Orchestral highlights of Fejérvári’s 2018/2019 season included Beethoven’s Piano Concerto No. 1 in C major, Op. 15, with the Budapest Festival Orchestra, which Iván Fischer led in Budapest and on tour to Warsaw. At the Liszt Academy, Fejérvári performed J. S. Bach’s Concerto in F Minor, BWV 1056, and Shostakovich’s Piano Concerto No. 1 in C Minor, Op. 35.
Fejérvári has collaborated with the Keller and Kodály Quartets; violinists Joseph Lin and András Keller; cellists Gary Hoffman, Christoph Richter, Ivan Monighetti, Frans Helmerson, and Steven Isserlis; and horn player Radovan Vlatković. Fejérvári has appeared at Kronberg’s Chamber Music Connects the World program; Prussia Cove’s Open Chamber Music; Lisztomania at Châteauroux, France; the Tiszadob Piano Festival in Hungary; and Encuentro de Música in Santander, Spain.

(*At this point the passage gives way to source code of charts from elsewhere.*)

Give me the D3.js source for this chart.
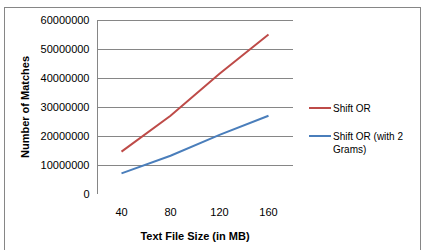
<!DOCTYPE html>
<html>
<head>
<meta charset="utf-8">
<script src="https://cdn.jsdelivr.net/npm/d3@7"></script>
<style>
	body { margin: 0; background: #fff; }
	svg text { font-family: "Liberation Sans", Arial, sans-serif; fill: #000; }
</style>
</head>
<body>
<svg id="chart" width="426" height="250"></svg>
<script>
// chart values
var sizes = ['40', '80', '120', '160'];
var shiftOr = [14600000, 27000000, 41500000, 55000000];
var shiftOr2Grams = [7100000, 13200000, 20400000, 27000000];
var yTicks = [0, 10000000, 20000000, 30000000, 40000000, 50000000, 60000000];
var seriesNames = ['Shift OR', 'Shift OR (with 2 Grams)'];
var seriesColors = ['#be4b48', '#4a7ebb'];

(function () {
	var svg = d3.select('#chart');
	var left = 97, right = 293, top = 20, bottom = 194;

	// outer frame
	svg.append('rect')
		.attr('x', 4.5).attr('y', 7.5)
		.attr('width', 416).attr('height', 250)
		.attr('fill', 'none').attr('stroke', '#868686');

	var x = d3.scaleBand().domain(sizes).range([left, right]);
	var y = d3.scaleLinear().domain([0, 60000000]).range([bottom, top]);

	// gridlines
	svg.append('g').selectAll('line')
		.data(yTicks.slice(1))
		.enter().append('line')
		.attr('x1', left).attr('x2', right)
		.attr('y1', function (d) { return Math.round(y(d)) + 0.5; })
		.attr('y2', function (d) { return Math.round(y(d)) + 0.5; })
		.attr('stroke', '#868686');

	// y axis
	var yAxis = svg.append('g')
		.attr('transform', 'translate(' + (left + 0.5) + ',0)')
		.call(d3.axisLeft(y).tickValues(yTicks).tickSize(0).tickPadding(8).tickFormat(d3.format('d')));
	yAxis.select('.domain').attr('stroke', '#868686').attr('d', 'M0,' + top + 'V' + bottom);
	yAxis.selectAll('text').attr('font-size', 11).attr('dy', '0.35em')
		.attr('font-family', 'Liberation Sans, Arial, sans-serif');

	// x axis labels
	var xAxis = svg.append('g')
		.attr('transform', 'translate(0,' + bottom + ')')
		.call(d3.axisBottom(x).tickSize(0).tickPadding(14));
	xAxis.select('.domain').remove();
	xAxis.selectAll('text').attr('font-size', 11)
		.attr('font-family', 'Liberation Sans, Arial, sans-serif');

	// axis titles
	svg.append('text')
		.attr('x', (left + right) / 2).attr('y', 240)
		.attr('text-anchor', 'middle')
		.attr('font-size', 11).attr('font-weight', 'bold')
		.text('Text File Size (in MB)');
	svg.append('text')
		.attr('transform', 'translate(29,' + (top + bottom) / 2 + ') rotate(-90)')
		.attr('text-anchor', 'middle')
		.attr('font-size', 11).attr('font-weight', 'bold')
		.text('Number of Matches');

	// lines
	var line = d3.line()
		.x(function (d, i) { return x(sizes[i]) + x.bandwidth() / 2; })
		.y(function (d) { return y(d); });
	[shiftOr, shiftOr2Grams].forEach(function (s, i) {
		svg.append('path')
			.attr('d', line(s))
			.attr('fill', 'none')
			.attr('stroke', seriesColors[i])
			.attr('stroke-width', 2);
	});

	// legend
	var legendY = [108, 136];
	seriesNames.forEach(function (name, i) {
		svg.append('line')
			.attr('x1', 309).attr('x2', 331)
			.attr('y1', legendY[i]).attr('y2', legendY[i])
			.attr('stroke', seriesColors[i]).attr('stroke-width', 2);
	});
	svg.append('text').attr('x', 333).attr('y', legendY[0] + 4)
		.attr('font-size', 10).text('Shift OR');
	var t = svg.append('text').attr('x', 333).attr('y', legendY[1] + 4).attr('font-size', 10);
	t.append('tspan').text('Shift OR (with 2');
	t.append('tspan').attr('x', 333).attr('dy', 13).text('Grams)');
}());
</script>
</body>
</html>
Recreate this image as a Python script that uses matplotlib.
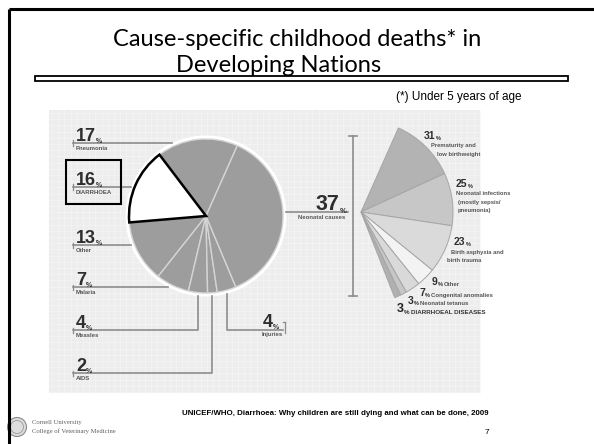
import matplotlib
matplotlib.use("Agg")
import matplotlib.pyplot as plt
from matplotlib.patches import Rectangle, Circle
import numpy as np

# ---- data -------------------------------------------------------------
# Global distribution of deaths among children under five (%)
causes = ["Pneumonia", "DIARRHOEA", "Other", "Malaria", "Measles", "AIDS",
          "Injuries", "Neonatal causes"]
shares = [17, 16, 13, 7, 4, 2, 4, 37]

# Breakdown of the neonatal share (%)
neonatal_causes = ["Prematurity and\nlow birthweight",
                   "Neonatal infections\n(mostly sepsis/\npneumonia)",
                   "Birth asphyxia and\nbirth trauma",
                   "Other", "Congenital anomalies", "Neonatal tetanus",
                   "DIARRHOEAL DISEASES"]
neonatal_shares = [31, 25, 23, 9, 7, 3, 3]

title_lines = ["Cause-specific childhood deaths* in", "Developing Nations"]
footnote = "(*) Under 5 years of age"
source = "UNICEF/WHO, Diarrhoea: Why children are still dying and what can be done, 2009"
slide_no = "7"
institution = ["Cornell University", "College of Veterinary Medicine"]

# ---- canvas (pixel-like coordinates, y grows downward) -----------------
W, H = 594, 444
fig = plt.figure(figsize=(W / 100, H / 100), dpi=100)
fig.patch.set_facecolor("white")
ax = fig.add_axes([0, 0, 1, 1])

SANS = "Liberation Sans"
NUM_C = "#2e2e2e"
LBL_C = "#555555"
LINE_C = "#8c8c8c"

# slide frame
ax.plot([8.5, 8.5], [H, 9], color="black", lw=2.2, solid_capstyle="butt", zorder=5)
ax.plot([8.5, W], [9, 9], color="black", lw=2.2, solid_capstyle="butt", zorder=5)

# title and rule under it
ax.text(297, 46, title_lines[0], ha="center", va="baseline", fontsize=17,
        family="Lato", color="black", zorder=6)
ax.text(279, 72, title_lines[1], ha="center", va="baseline", fontsize=17,
        family="Lato", color="black", zorder=6)
ax.add_patch(Rectangle((35, 76), 533, 5, fc="white", ec="black", lw=1.3, zorder=4))
ax.text(522, 97, footnote, ha="right", va="center", fontsize=8.5, family=SANS)

# graphic panel with faint grid
px0, py0, px1, py1 = 49, 110, 480, 393
ax.add_patch(Rectangle((px0, py0), px1 - px0, py1 - py0, fc="#ededed", ec="none", zorder=0))
ax.vlines(np.arange(px0 + 3, px1, 6.2), py0, py1, color="#f5f5f5", lw=0.5, zorder=0.1)
ax.hlines(np.arange(py0 + 3, py1, 6.2), px0, px1, color="#f5f5f5", lw=0.5, zorder=0.1)

# ---- main pie ---------------------------------------------------------
cx, cy, r = 206, 216, 77
start = 66
ring = r + 3.5
ax.add_patch(Circle((cx, cy), ring, fc="white", ec="none", zorder=1))
pie_colors = ["#9d9d9d"] * len(shares)
pie_colors[1] = "white"
wedges, _ = ax.pie(shares, colors=pie_colors, startangle=-start, counterclock=False,
                   center=(cx, cy), radius=r,
                   wedgeprops=dict(edgecolor="#d4d4d4", linewidth=1.0))
for w in wedges:
    w.set_zorder(2)
wedges[1].set_edgecolor("black")
wedges[1].set_linewidth(1.8)
wedges[1].set_zorder(3)

# visual mid-angle of each slice (counter-clockwise from east)
bounds = start + np.concatenate([[0], np.cumsum(shares)]) / sum(shares) * 360
mids = np.deg2rad((bounds[:-1] + bounds[1:]) / 2)


def left_edge(y):
    return cx - np.sqrt(ring ** 2 - (y - cy) ** 2)


def bottom_edge(x):
    return cy + np.sqrt(ring ** 2 - (x - cx) ** 2)


def value_label(x, y, value, size, pct_size, color=NUM_C, after=None,
                after_size=5, after_color=LBL_C):
    t = ax.text(x, y, str(value), fontsize=size, weight="bold", family=SANS,
                color=color, va="baseline", ha="left", zorder=6)
    p = ax.annotate("%", xy=(1, 0), xycoords=t, xytext=(0, 0),
                    textcoords="offset points", fontsize=pct_size, weight="bold",
                    family=SANS, color=color, va="bottom", ha="left", zorder=6)
    if after:
        ax.annotate(after, xy=(1, 0), xycoords=p, xytext=(1.0, 0),
                    textcoords="offset points", fontsize=after_size, weight="bold",
                    family=SANS, color=after_color, va="bottom", ha="left", zorder=6)
    return t


# left-hand labels: leader y positions
lead_y = [143, 187, 245, 287, 330, 373]
x0 = 73
for i, y in enumerate(lead_y):
    value_label(x0 + 3, y - 2, shares[i], 13, 5)
    ax.text(x0 + 3, y + 5.5, causes[i], fontsize=4.3, weight="bold", family=SANS,
            color=LBL_C, va="center", ha="left", zorder=6)
    ax.plot([x0, x0], [y - 2.5, y + 3], color=LINE_C, lw=0.9, zorder=1)
    if i < 4:
        ax.plot([x0, left_edge(y)], [y, y], color=LINE_C, lw=1.2, zorder=1)
    else:
        xa = cx + r * np.cos(mids[i])
        ax.plot([x0, xa, xa], [y, y, bottom_edge(xa)], color=LINE_C, lw=1.2, zorder=1)

# diarrhoea highlight box
ax.add_patch(Rectangle((66, 160), 55, 44, fill=False, ec="black", lw=1.5, zorder=6))

# injuries leader (to the right, below the pie)
xi = cx + r * np.cos(mids[6])
ax.plot([xi, xi, 283], [bottom_edge(xi), 330, 330], color=LINE_C, lw=1.2, zorder=1)
ax.plot([285, 285], [322, 333], color=LINE_C, lw=0.9, zorder=1)
ax.plot([283, 285], [322, 322], color=LINE_C, lw=0.9, zorder=1)
value_label(263, 327, shares[6], 13, 5)
ax.text(262, 334.5, causes[6], fontsize=4.3, weight="bold", family=SANS,
        color=LBL_C, va="center", ha="left", zorder=6)

# neonatal leader, value and bracket
ny = 212
ax.plot([cx + np.sqrt(ring ** 2 - (ny - cy) ** 2), 348], [ny, ny], color=LINE_C, lw=1.2, zorder=1)
value_label(316, 210, shares[7], 15.5, 5.5)
ax.text(322, 217.5, causes[7], fontsize=4.3, weight="bold", family=SANS,
        color=LBL_C, va="center", ha="center", zorder=6)
bx = 353
ax.plot([bx, bx], [136, 296], color=LINE_C, lw=1.2, zorder=1)
ax.plot([bx - 4, bx + 4], [136, 136], color=LINE_C, lw=1.2, zorder=1)
ax.plot([bx - 4, bx + 4], [296, 296], color=LINE_C, lw=1.2, zorder=1)

# ---- neonatal fan (same angular span as the neonatal slice) ------------
fx, fy, fr = 361, 212, 92
fan_colors = ["#b3b3b3", "#c7c7c7", "#dadada", "#f3f3f3", "#d9d9d9", "#c6c6c6", "#b0b0b0"]
fan_frac = np.array(neonatal_shares) / 100 * shares[7] / sum(shares)
fan, _ = ax.pie(fan_frac, normalize=False, colors=fan_colors, startangle=-start,
                counterclock=True, center=(fx, fy), radius=fr,
                wedgeprops=dict(edgecolor="#a6a6a6", linewidth=0.7))
for w in fan:
    w.set_zorder(2)

# multi-line fan labels
multi_layout = [
    ((424, 139), [(431, 145), (437, 154)]),
    ((456, 187), [(456, 193.5), (458, 202), (458, 210.5)]),
    ((454, 245), [(451, 252), (447, 260.5)]),
]
for k, ((nx, nyv), lines) in enumerate(multi_layout):
    value_label(nx, nyv, neonatal_shares[k], 7.5, 4)
    for (lx, ly), txt in zip(lines, neonatal_causes[k].split("\n")):
        ax.text(lx, ly, txt, fontsize=4.2, weight="bold", family=SANS,
                color=LBL_C, va="center", ha="left", zorder=6)

# single-line fan labels
single_layout = [(432, 285), (419, 296), (408, 304)]
for k, (lx, ly) in zip(range(3, 6), single_layout):
    value_label(lx, ly, neonatal_shares[k], 7.5, 4, after=neonatal_causes[k],
                after_size=4.3)
value_label(397, 311.5, neonatal_shares[6], 9, 4.5, color="#222222",
            after=neonatal_causes[6], after_size=4.5, after_color="#333333")

# ---- footer ------------------------------------------------------------
ax.text(488, 413, source, ha="right", va="center", fontsize=5.7, weight="bold", family=SANS)
ax.text(487, 432, slide_no, ha="center", va="center", fontsize=6, family=SANS)
ax.add_patch(Circle((17, 427), 9.5, fc="#dedede", ec="#8a8a8a", lw=0.8, zorder=3))
ax.add_patch(Circle((17, 427), 6.5, fc="none", ec="#9a9a9a", lw=0.6, zorder=3))
ax.text(32, 422.5, institution[0], fontsize=4.8, family="Liberation Serif",
        color="#606060", va="center", ha="left")
ax.text(32, 431, institution[1], fontsize=4.8, family="Liberation Serif",
        color="#606060", va="center", ha="left")

ax.set_xlim(0, W)
ax.set_ylim(H, 0)
ax.set_aspect("auto")
ax.axis("off")
fig.savefig("out.png", dpi=100, facecolor="white")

At the invitation of artistic director Mitsuko Uchida, he participated in the Marlboro Music Festival in the summers of 2014 and 2016. Fejérvári also toured throughout the United States with Musicians from Marlboro in the 2017/2018 and 2018/2019 seasons.
Zoltán Fejérvári’s solo piano album debut, Janáček, was released on the Piano Classics label in 2019. It features performances of On an Overgrown Path, in the Mists, and Piano Sonata 1. X. 1905. In 2013 his recording of Liszt’s Malédiction with the Budapest Chamber Symphony, for Hungaroton, was awarded the Grand Prix du Disque. The recording was followed by a CD of four sonatas for piano and violin by Mozart with violinist Ernő Kállai, issued in 2014 by Hungaroton.